We also reject the Agency's argument that the petition for review improperly failed to include a statement of the meaning of the proposal or copies of previous allegations of nonnegotiability. Based on its plain wording, the meaning of the proposal is clear and, therefore, the petition complies with the regulations. See American Federation of Government Employees, Local No. 12 and U.S. Department of Labor, 25 FLRA 987 (1987). Moreover, as the petition is based on the October 10 allegation of nonnegotiability, the Union was not obligated to submit earlier allegations.
B. Remaining Arguments
In National Treasury Employees Union and U.S. Department of the Treasury, Bureau of Alcohol, Tobacco and Firearms, Washington, D.C., 43 FLRA 1442, 1460-65 (1992) (Treasury), we addressed a proposal mandating the grant of certain performance awards. We held, as relevant here, that 5 C.F.R. § 430.504(d) requires the review and approval of decisions to grant performance awards. We also held that section 430.504(d) preserves an agency's right to disapprove performance awards for reasons other than budgetary limitations, including efforts to ensure conformity with an agency's overall performance awards program. We concluded that the proposal, which required the granting of certain awards subject only "to availability of funds in the [agency's] awards budget[,]" was inconsistent with section 430.504(d) and, as that regulation is Government-wide within the meaning of section 7117 of the Statute, the proposal was nonnegotiable. Id. at 1461.
Sections 2 and 3 of the proposal mandate performance awards for employees without regard to the review and approval required by 5 C.F.R. § 430.504(d).
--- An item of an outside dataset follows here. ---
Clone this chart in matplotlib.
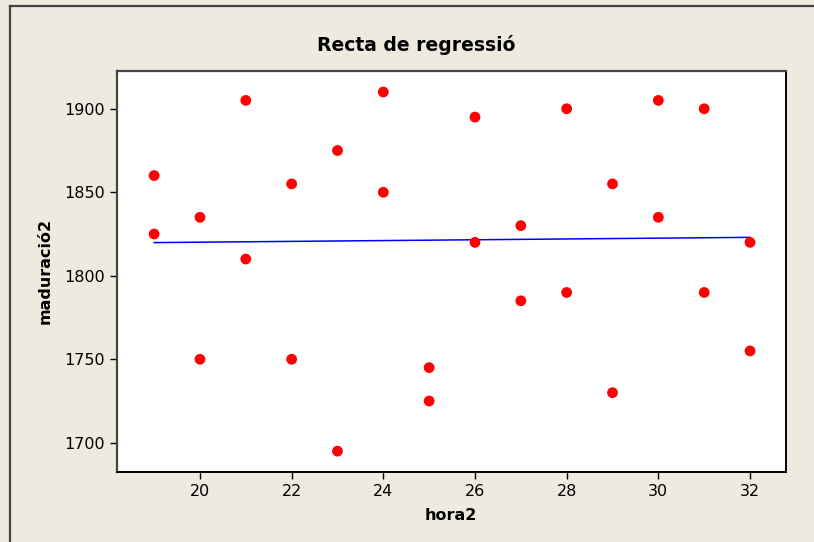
import matplotlib
matplotlib.use('Agg')
import matplotlib.pyplot as plt
from matplotlib.lines import Line2D
import numpy as np

# hora2 vs maduració2
hora2 = [19, 19, 20, 20, 21, 21, 22, 22, 23, 23, 24, 24, 25, 25,
         26, 26, 27, 27, 28, 28, 29, 29, 30, 30, 31, 31, 32, 32]
maduracio2 = [1860, 1825, 1835, 1750, 1905, 1810, 1855, 1750, 1875, 1695, 1910, 1850, 1745, 1725,
              1895, 1820, 1830, 1785, 1900, 1790, 1855, 1730, 1905, 1835, 1900, 1790, 1820, 1755]

xticks = [20, 22, 24, 26, 28, 30, 32]
yticks = [1700, 1750, 1800, 1850, 1900]

W, H = 814, 542
bg = '#EEEAE0'

fig = plt.figure(figsize=(W/100, H/100), dpi=100)
fig.patch.set_facecolor(bg)

# outer frame (top and left only)
fig.add_artist(Line2D([10/W, 1], [1-6/H, 1-6/H], color='#444444', lw=1.6, transform=fig.transFigure))
fig.add_artist(Line2D([10/W, 10/W], [0, 1-6/H], color='#444444', lw=1.6, transform=fig.transFigure))

ax = fig.add_axes([117/W, 1-472/H, (786-117)/W, (472-71)/H])
ax.set_facecolor('white')

x = np.array(hora2)
y = np.array(maduracio2)
ax.scatter(x, y, s=60, color='#FF0000', edgecolors='none', zorder=3)

b, a = np.polyfit(x, y, 1)
xl = np.array([x.min(), x.max()])
ax.plot(xl, a + b*xl, color='#0000FF', lw=1.1, zorder=2)

ax.set_xlim(18.19, 32.785)
ax.set_ylim(1682.5, 1922.6)
ax.set_xticks(xticks)
ax.set_yticks(yticks)
ax.tick_params(direction='out', length=5, width=1, labelsize=11.5, pad=4, colors='black')

for side in ['left', 'top']:
    ax.spines[side].set_color('#444444')
    ax.spines[side].set_linewidth(1.6)
for side in ['right', 'bottom']:
    ax.spines[side].set_color('black')
    ax.spines[side].set_linewidth(1.4)

fig.text(416/W, 1-45/H, 'Recta de regressió', ha='center', va='center',
         fontsize=13.5, fontweight='bold')
fig.text(451/W, 1-515/H, 'hora2', ha='center', va='center',
         fontsize=11.5, fontweight='bold')
fig.text(45/W, 1-271/H, 'maduració2', ha='center', va='center', rotation=90,
         fontsize=11.5, fontweight='bold')

fig.savefig('out.png', dpi=100, facecolor=bg)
Accordingly, consistent with our decision in Treasury, we conclude that these sections are inconsistent with 5 C.F.R. § 430.504(d) and are nonnegotiable under section 7117(a)(1) of the Statute.
The Union's petition for review is dismissed.
(If blank, the decision does not have footnotes.)
The decision to grant a performance award, including the amount of such award, shall be reviewed and approved by an official of the agency who is at a higher level than the official who made the initial decision, unless there is no official at a higher level in the agency.